The Lions’ offense took off over the 2015 season’s second half, shortly after Cooter was promoted to O.C., replacing the fired Joe Lombardi. After an embarrassing 45-10 loss to Kansas City in London (a mere six days after that coordinator swap), Detroit proceeded to win six of its final eight games, averaging better than 26 points per outing. QB Matthew Stafford delivered some of the best ball of his career during that stretch—in Weeks 12–17, Stafford had 17 touchdown passes and just one interception.
Of course, on the receiving end of six of those TDs—and of 88 completions and 149 targets season-long—was Johnson. The dynamo known as Megatron was Stafford’s safety net, a receiver the gunslinging quarterback did not hesitate to look for, in all situations and even against double or triple coverage.
“It’s different,” Cooter says. “I mean, [Johnson was a] great player, it’s been said by 100 guys in 100 newspaper stories—I’ve read them all I think.
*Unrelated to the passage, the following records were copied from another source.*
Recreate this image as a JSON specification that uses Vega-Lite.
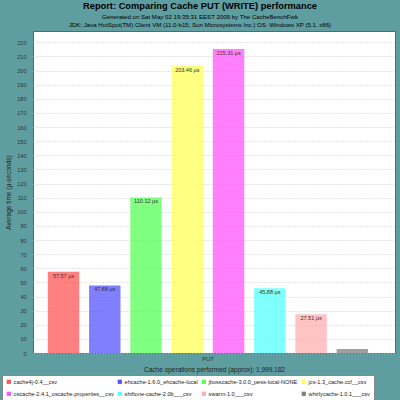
{
  "$schema": "https://vega.github.io/schema/vega-lite/v6.json",
  "width": 362,
  "height": 322,
  "autosize": {"type": "none"},
  "padding": {"left": 33, "top": 31, "right": 5, "bottom": 47},
  "background": "#5F9EA0",
  "config": {
    "font": "Liberation Sans",
    "view": {"fill": "white", "stroke": "#4a6f70", "strokeWidth": 1}
  },
  "title": {
    "text": "Report: Comparing Cache PUT (WRITE) performance",
    "subtitle": [
      "Generated on Sat May 02 19:35:31 EEST 2009 by The CacheBenchFwk",
      "JDK: Java HotSpot(TM) Client VM (11.0-b15, Sun Microsystems Inc.) OS: Windows XP (5.1, x86)"
    ],
    "fontSize": 9.3,
    "fontWeight": "bold",
    "color": "black",
    "subtitleFontSize": 6.1,
    "subtitleColor": "black",
    "subtitleLineHeight": 8,
    "subtitlePadding": 3,
    "anchor": "middle",
    "dx": -14,
    "offset": 3
  },
  "data": {
    "values": [
      {"op": "PUT", "name": "cache4j-0.4__csv", "value": 57.57, "label": "57.57 µs"},
      {"op": "PUT", "name": "ehcache-1.6.0_ehcache-local", "value": 47.88, "label": "47.88 µs"},
      {"op": "PUT", "name": "jbosscache-3.0.0_pess-local-NONE", "value": 110.12, "label": "110.12 µs"},
      {"op": "PUT", "name": "jcs-1.3_cache.ccf__csv", "value": 203.46, "label": "203.46 µs"},
      {"op": "PUT", "name": "oscache-2.4.1_oscache.properties__csv", "value": 215.31, "label": "215.31 µs"},
      {"op": "PUT", "name": "shiftone-cache-2.0b___csv", "value": 45.88, "label": "45.88 µs"},
      {"op": "PUT", "name": "swarm-1.0___csv", "value": 27.51, "label": "27.51 µs"},
      {"op": "PUT", "name": "whirlycache-1.0.1___csv", "value": 2.9, "label": ""}
    ]
  },
  "encoding": {
    "x": {
      "field": "op",
      "type": "nominal",
      "scale": {"paddingOuter": 0.0387, "align": 0.31},
      "axis": {
        "title": "Cache operations performed (approx): 1,999,182",
        "titleFontSize": 6.5,
        "titleFontWeight": "normal",
        "titleColor": "#222",
        "titlePadding": 5,
        "labelAngle": 0,
        "labelFontSize": 6,
        "labelColor": "#333",
        "labelPadding": 2,
        "domain": false,
        "ticks": false
      }
    },
    "xOffset": {
      "field": "name",
      "type": "nominal",
      "scale": {"paddingInner": 0.238, "paddingOuter": 0.119}
    },
    "y": {
      "field": "value",
      "type": "quantitative",
      "scale": {"domain": [0, 228], "nice": false},
      "axis": {
        "title": "Average time (µ-seconds)",
        "titleFontSize": 6.5,
        "titleFontWeight": "normal",
        "titleColor": "#222",
        "titlePadding": 5,
        "values": [0,10,20,30,40,50,60,70,80,90,100,110,120,130,140,150,160,170,180,190,200,210,220],
        "labelFontSize": 5.5,
        "labelColor": "#333",
        "labelPadding": 7,
        "ticks": false,
        "domain": false,
        "grid": true,
        "gridColor": "#cccccc",
        "gridDash": [1, 2]
      }
    }
  },
  "layer": [
    {
      "mark": {"type": "bar", "opacity": 0.75},
      "encoding": {
        "color": {
          "field": "name",
          "type": "nominal",
          "scale": {
            "range": ["#FF5555", "#5555FF", "#55FF55", "#FFFF55", "#FF55FF", "#55FFFF", "#FFAFAF", "#808080"]
          },
          "legend": {
            "title": null,
            "orient": "none",
            "legendX": -31,
            "legendY": 344,
            "columns": 4,
            "gridAlign": "none",
            "direction": "horizontal",
            "symbolType": "square",
            "symbolSize": 18,
            "symbolOpacity": 1,
            "symbolStrokeWidth": 0,
            "labelFontSize": 5.6,
            "labelColor": "#222",
            "labelOffset": 2,
            "labelLimit": 0,
            "columnPadding": 3,
            "rowPadding": 5,
            "fillColor": "white",
            "strokeColor": "#888",
            "padding": 4
          }
        }
      }
    },
    {
      "mark": {"type": "text", "baseline": "top", "dy": 2, "fontSize": 5.5, "color": "#333"},
      "encoding": {"text": {"field": "label"}}
    }
  ]
}
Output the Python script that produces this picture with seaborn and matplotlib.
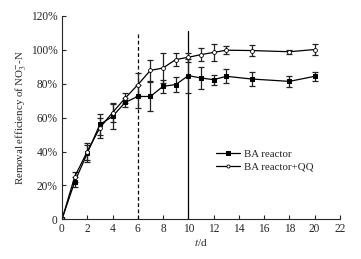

It’s going to be different, but that’s the NFL. There are good players, there are great players, there are guys you guys haven’t heard a lot of that come and go every year, and they all have an impact on our team.
“Calvin’s no different. He’s an excellent player, but we’re going to go out there, we’ve got a bunch of good players, we’re going to go out there and try to score a bunch of points and win games.”
How that happens, whether the Lions commit to be a run-heavy offense or look to spread the field with five athletic pass catchers or fall somewhere in between, is a riddle for the moment.
“We’re putting in a lot of things,” Cooter says, “and sometimes it’s important to get all that stuff taught and get reps out here before you figure out what you’re good at, what you’re not that great at, what you like, what you don’t like. So, we’re still kind of in that process, but at the end of the day we’re going to try to do what our guys do best.”
And what is that? No one is sure ... or, more accurately, no one’s sharing. Eventually, though, the Lions will have to provide those answers.
“Internally, we know what we have,” Marvin Jones says. “Everybody will have to wait and see what happens when live bullets are there.”